Nicole Iturriaga offers an ethnographic examination of how Spanish human rights activists use forensic methods to challenge dominant histories, reshape collective memory, and create new forms of transitional justice. She argues that by grounding their claims in science, activists can present themselves as credible and impartial, helping them intervene in fraught public disputes about the remembrance of the past. The perceived legitimacy and authenticity of scientific techniques allows their users to contest the state’s historical claims and offer new narratives of violence in pursuit of long-delayed justice.
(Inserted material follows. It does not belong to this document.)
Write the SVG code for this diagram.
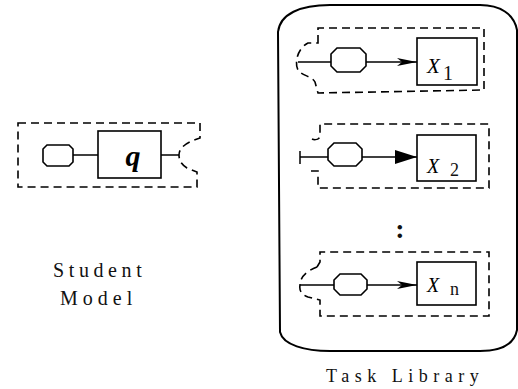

Iturriaga draws on interviews with technicians and forensics experts and provides a detailed case study of Spain’s best-known forensic human rights organization, the Association for the Recovery of Historical Memory. She also considers how the tools and tactics used in Spain can be adopted by human rights and civil society groups pursuing transitional justice in other parts of the world. An ethnographically rich account, Exhuming Violent Histories sheds new light on how science and technology intersect with human rights and collective memory.
Additional text
Nicole Iturriaga has written a terrific book. Exhuming Violent Histories is a compelling portrait of efforts to reclaim the remains of civilian victims of the Spanish Civil War era. But more importantly, she has delivered a clarion call for how activists can utilize forensic science to advance human rights on a global scale.